Achei mais do que interessante que a escritora tenha optado por focar o poder que controla a sociedade nas mãos das mulheres, deixando a maioria dos homens com papéis pequenos ou de segundo plano no foco deste volume.
O romance presente na história é até legal e fofo, mas para mim soou um pouco forçado a existência dele, ou melhor, a forma como foi iniciado. Violet conhece Ash, um acompanhante contratado pela Duquesa para sua sobrinha, por acaso e eles logo se envolvem. Os dois se entendem por ambos terem pobreza em seus passados e por serem nada mais do que produtos nas mãos dos ricos. O relacionamento amoroso entre eles não me convenceu totalmente. Começou de forma sem graça e depois os sentimentos entre eles se afloraram rápido demais, mas com emoção de menos.
Fui surpreendida com a revelação de que um personagem em especial não era exatamente aquilo que aparentava ser e gosto quando isto acontece. Espero ver melhor estas camadas escondidas dele no próximo volume, o que eu realmente acho que vai acontecer, então já fiquei empolgada.
A capa é realmente deslumbrante e foi a primeiríssima coisa que chamou minha atenção quando soube deste lançamento da Editora Leya. A diagramação interna está bem satisfatória, com fonte e espaçamentos confortáveis para uma leitura agradável e as páginas são amarelas.
A obra acaba com um cliffhanger daqueles, ou seja, a gente precisa urgentemente da continuação para saber o que vai acontecer.

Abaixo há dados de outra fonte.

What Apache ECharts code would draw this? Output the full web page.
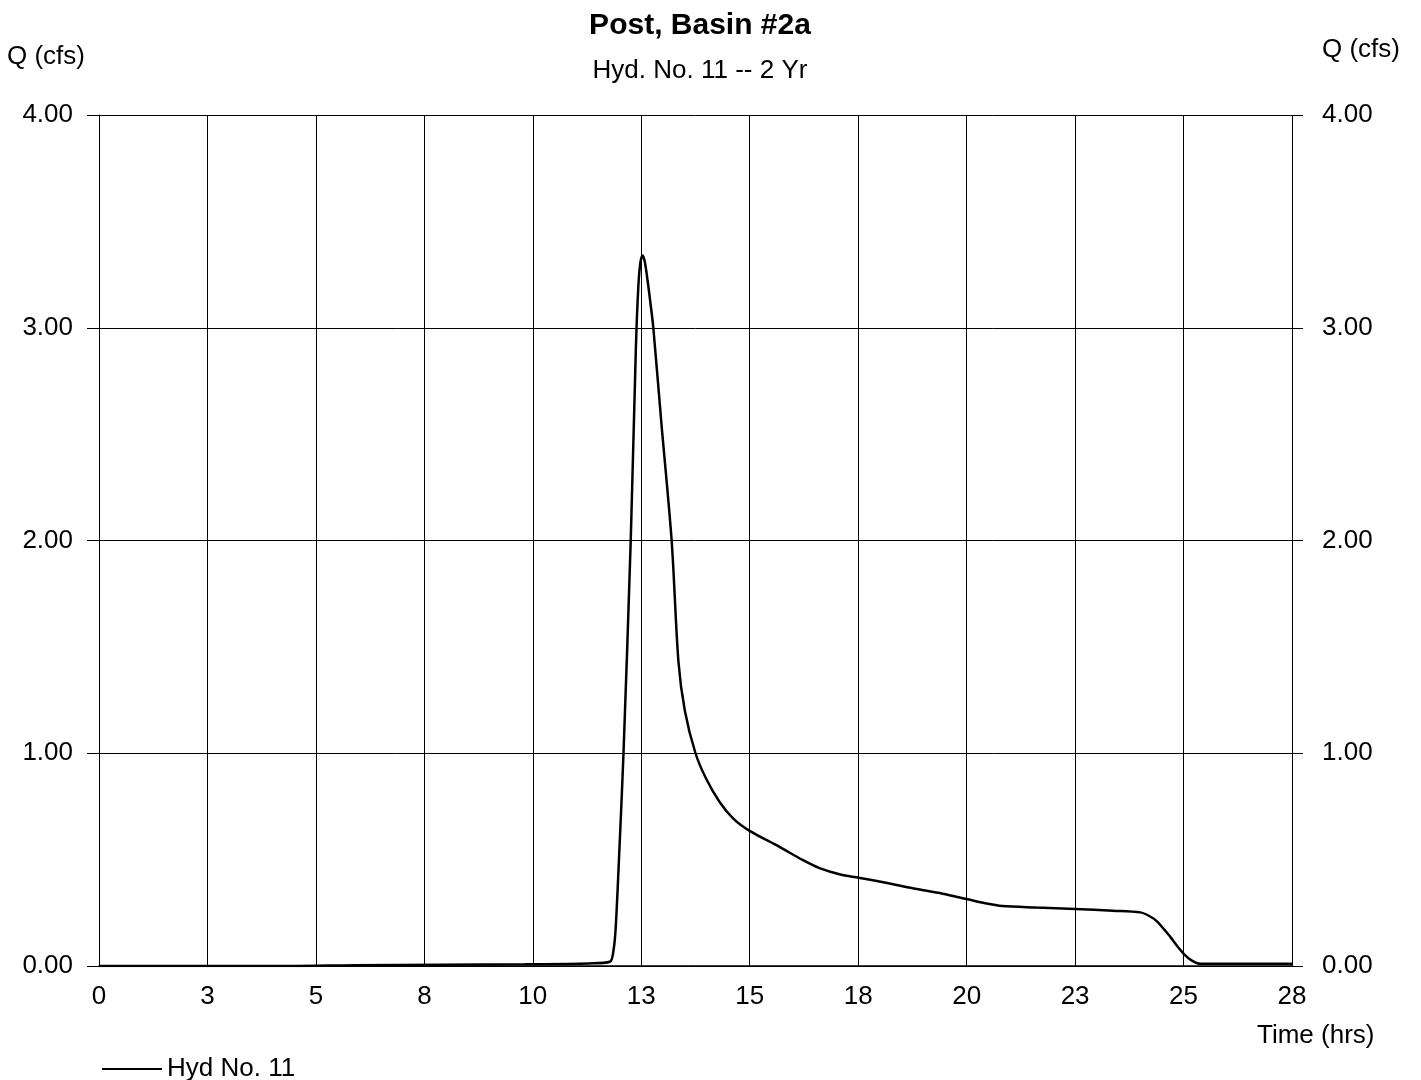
<!DOCTYPE html>
<html>
<head>
<meta charset="utf-8">
<script src="https://cdn.jsdelivr.net/npm/echarts@6/dist/echarts.min.js"></script>
<style>
html,body{margin:0;padding:0;background:#fff;}
#chart{width:1421px;height:1080px;}
</style>
</head>
<body>
<div id="chart"></div>
<script>
// Time (hrs)
const timeHrs = [0,4.5,6,8,10,11.5,11.99,12.08,12.13,12.21,12.31,12.48,12.6,12.66,12.71,12.76,12.81,12.87,12.94,13.01,13.2,13.44,13.6,13.75,14.0,14.25,14.57,14.9,15.27,15.97,16.5,16.91,17.4,17.83,18.5,19.1,19.8,20.36,20.8,21.2,22.0,22.91,23.8,24.44,24.65,24.83,25.14,25.3,25.47,25.65,25.85,28];
// Q (cfs)
const flowCfs = [0,0,0.004,0.006,0.008,0.012,0.02,0.08,0.19,0.53,1.0,2.0,2.9,3.2,3.31,3.34,3.31,3.23,3.12,3.0,2.55,2.0,1.43,1.2,1.0,0.88,0.77,0.69,0.635,0.56,0.5,0.46,0.43,0.415,0.39,0.365,0.34,0.315,0.295,0.282,0.275,0.268,0.26,0.252,0.235,0.21,0.138,0.095,0.055,0.025,0.01,0.01];
const seriesName = 'Hyd No. 11';
const titleText = 'Post, Basin #2a';
const subtitleText = 'Hyd. No. 11 -- 2 Yr';
const xMax = 28, xDivisions = 11;
const yMax = 4, yInterval = 1;

const font = 'Liberation Sans, Arial, sans-serif';
const chart = echarts.init(document.getElementById('chart'));
const data = timeHrs.map((t,i)=>[t, flowCfs[i]]);
const lineStyleGrid = {color:'#000', width:1};
chart.setOption({
  animation:false,
  backgroundColor:'#fff',
  title:{
    text:titleText, subtext:subtitleText, left:695, textAlign:'center', top:6,
    textStyle:{fontFamily:font, fontWeight:'bold', fontSize:30, color:'#000'},
    subtextStyle:{fontFamily:font, fontSize:26, color:'#000'},
    itemGap:17
  },
  legend:{
    left:97, top:1051, icon:'rect', itemWidth:60, itemHeight:2, itemGap:12,
    textStyle:{fontFamily:font, fontSize:26, color:'#000'},
    data:[{name:seriesName, itemStyle:{color:'#000'}}]
  },
  graphic:[
    {type:'text', left:7, top:44, style:{text:'Q (cfs)', font:'26px '+font, fill:'#000'}},
    {type:'text', left:1322, top:37, style:{text:'Q (cfs)', font:'26px '+font, fill:'#000'}},
    {type:'text', left:1257, top:1023, style:{text:'Time (hrs)', font:'26px '+font, fill:'#000'}}
  ],
  grid:{left:99, right:129, top:115, bottom:114, containLabel:false},
  xAxis:{
    type:'value', min:0, max:xMax, interval:xMax/xDivisions,
    axisLine:{show:true, lineStyle:{color:'#000', width:1.5}},
    axisTick:{show:false},
    axisLabel:{color:'#000', fontFamily:font, fontSize:26, margin:18,
      formatter:v=>String(Math.round(v))},
    splitLine:{show:true, lineStyle:lineStyleGrid}
  },
  yAxis:[{
    type:'value', min:0, max:yMax, interval:yInterval, position:'left',
    axisLine:{show:true, lineStyle:{color:'#000', width:1}},
    axisTick:{show:true, length:12, lineStyle:{color:'#000'}},
    axisLabel:{color:'#000', fontFamily:font, fontSize:26, margin:26, formatter:v=>v.toFixed(2)},
    splitLine:{show:true, lineStyle:lineStyleGrid}
  },{
    type:'value', min:0, max:yMax, interval:yInterval, position:'right',
    axisLine:{show:false},
    axisTick:{show:true, length:11, lineStyle:{color:'#000'}},
    axisLabel:{color:'#000', fontFamily:font, fontSize:26, margin:30, formatter:v=>v.toFixed(2)},
    splitLine:{show:false}
  }],
  series:[{
    name:seriesName, type:'line', data:data, showSymbol:false, smooth:0.3,
    lineStyle:{color:'#000', width:2.5}, itemStyle:{color:'#000'}
  }]
});
</script>
</body>
</html>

E ficamos ansiosos e cheios de expectativas para ler o segundo volume da trilogia, que tem previsão de lançamento para outubro deste ano lá fora.
Se você é daqueles que adoram uma boa distopia voltada para o público jovem adulto, com uma protagonista forte, personagens encantadores, um cenário muito bem construído e muitas reviravoltas, indico esta trilogia de Amy Ewing.